Monday, May 29, 2017

Manchester and Marawi



As we mark the anniversary of the Battle of Tsushima,  we may be witnessing an yet another battle with similar consequences for the balance of power in the Pacific. That battle is going on as we speak on Mindanao, where a government attempt to arrest a senior member of Abu Sayyaf has now become a protracted battle in the global war between established governments and the Islamic State.

As a global semiotic and political franchise, the Islamic State manifests in different forms according to what is possible. In Manchester, it's taken on the form of classic terrorism, but in an even more dramatic and lethal way. In Mindanao, Islamic State has manifested itself as part of a classic "Foco" insurgency, similar to those waged in Latin America in the closing decades of the last century.  In Southeast Asia,  the growth of Islamic State will likely be fueled by the same factors which have driven classic guerrilla war: the appropriation of popular reaction to poverty and repression as pretext to effect regime change.

"'Foreigners among fighters' who seized Mindanao city," Straits Times 27 May 2017
"There are... Malaysians, Singaporeans… in the fight that has been ongoing in Marawi.
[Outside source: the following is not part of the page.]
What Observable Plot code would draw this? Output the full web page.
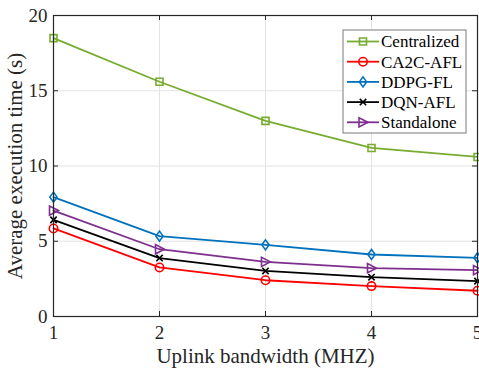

We are continuously verifying that there have been a number of them who have been killed," military spokesman Restituto Padilla said at a news conference here."

"ISIS not a figment of the President's imagination," Manila Times, 28 May 2017 
According to a report by Agence France-Presse, a security expert discussed extensively the creation of a militant base in Mindanao. “Currently, IS is moving towards creating a territory in southern Philippines. The most recent communication issued by IS has announced that they have formally declared an East Asia division of IS in the southern Philippines,” counter-terrorism analyst Rohan Gunaratna said. 
“The instability in the southern Philippines and the availability of weapons, internal displacement, refugee flows … create the ripe conditions for foreign terrorists to come,” he told AFP after his speech.
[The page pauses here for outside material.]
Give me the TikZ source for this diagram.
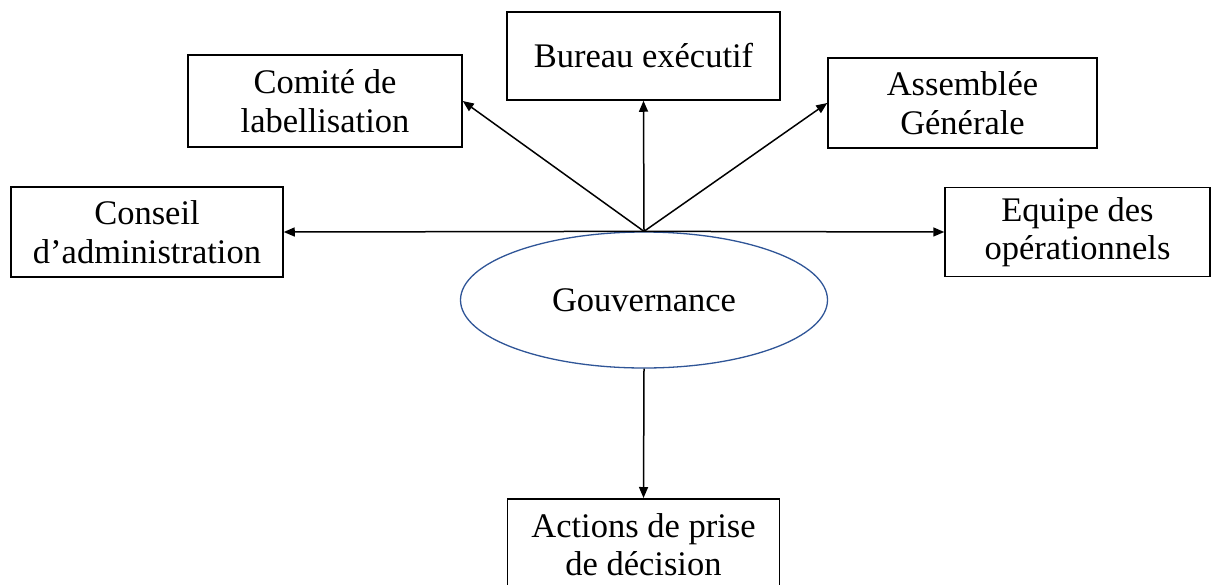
\documentclass[tikz,border=0pt]{standalone}
\usepackage{fontspec}
\setmainfont{Liberation Serif}
\usetikzlibrary{arrows.meta,shapes.geometric}
\definecolor{ellblue}{RGB}{47,85,151}
\begin{document}
\begin{tikzpicture}[x=1pt,y=-1pt,
  box/.style={draw=black,line width=1.5pt,rectangle,align=center,inner sep=0pt,
    font=\fontsize{34.5}{38.5}\selectfont},
  gov/.style={draw=ellblue,line width=1.3pt,ellipse,inner sep=0pt,
    minimum width=367pt,minimum height=136pt,font=\fontsize{34.5}{38.5}\selectfont},
  conn/.style={line width=1.5pt,-{Triangle[length=11pt,width=9pt]}}]
\useasboundingbox (0,0) rectangle (1212,584);
\node[box,minimum width=274pt,minimum height=92pt] (comite) at (325,101) {Comité de\\labellisation};
\node[box,minimum width=273pt,minimum height=88pt] (bureau) at (643.5,56) {Bureau exécutif};
\node[box,minimum width=269pt,minimum height=90pt] (assemblee) at (962.5,103) {Assemblée\\Générale};
\node[box,minimum width=272pt,minimum height=90pt] (conseil) at (147,232) {Conseil\\d’administration};
\node[box,minimum width=265pt,minimum height=89pt] (equipe) at (1077.5,232) {Equipe des\\opérationnels};
\node[gov] (gouv) at (644,300) {Gouvernance};
\node[box,minimum width=272pt,minimum height=92pt,anchor=north] (actions) at (643.5,498) {Actions de prise\\de décision};
\coordinate (hub) at (gouv.north);
\draw[conn] (hub) -- (comite.east);
\draw[conn] (hub) -- (bureau.south);
\draw[conn] (hub) -- (assemblee.west);
\draw[conn] (hub) -- (conseil.east);
\draw[conn] (hub) -- (equipe.west);
\draw[conn] (gouv.south) -- (actions.north);
\end{tikzpicture}
\end{document}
"Urban warfare still a challenge for soldiers in Marawi," Rappler 27 May 2017
“We are in total control of the whole area but it’s not cleared due to the urban terrain,” Año told reporters at the sidelines of the visit of President Rodrigo Duterte to the Philippine Army’s 2nd Mechanized Battalion headquarters in Barangay Maria Cristina late Friday afternoon. 
“We have to clear one step at a time, house to house, block by block,” added Año, who placed the number of Maute Group members occupying some structures and houses in Marawi at less than 100. 
He said soldiers use simple tactics in operating in a rural setting which cannot be applied to a city battle. “Here (Marawi) all it takes is for an armed person to position himself inside a building….It would take time before it could be cleared," Año said. 
To fast-track the clearing operations of the military, Año said more soldiers have been deployed to Marawi, but did not say how many.

'Marawi, martial law and the 2-track strategy," Inquirer.net 29 May 2017
When Rodrigo Duterte became President, ... he adopted a two-track approach. He continued the existing peace processes, mainly in preparation for a new autonomous Bangsamoro region, one part of a possibly federal Philippines. He also gave marching orders to escalate the war against terrorists, above all the Abu Sayyaf.  
This two-track approach reflects a dual understanding of the situation: first, that there are legitimate entities fighting for  himethnonationalist aspirations and, second, that there are peace spoilers or criminal gangs using the mask of global terrorism to increase their “fear factor.” For the latter, he has made use of intensified military operations. 
But will this approach work? 
“From Hunger to Anger” tells us that for as long as the Philippines, especially Mindanao, remains “peripheral regions devoid of employment-generating and high-value-added industries … endemic poverty and economic underdevelopment will persist in the region.” Repeating the well-known wisdom, disenfranchised segments of the population who cannot access basic social services and decent economic opportunities will always be ripe for recruitment.

"Violence to worsen poverty in Lanao del Sur -experts," Business Mirror, 28 May 2017
Lanao del Sur, based on the 2015 Poverty Statistics, is the poorest province nationwide with a poverty incidence rate of 71.9 percent in 2015. This means that 7 out of 10 residents of the province are poor. 
The province’s capital city, Marawi, had a poverty incidence rate of 60 percent, based on the Philippine Statistics Authority’s (PSA) Small Area Estimates in 2012. “Poverty depends on income and livelihood,” Philippine Institute for Development Studies (PIDS) senior research fellowJose Ramon G. Albert said. “Livelihood ultimately depends on peace, law and order, and a good investment climate.”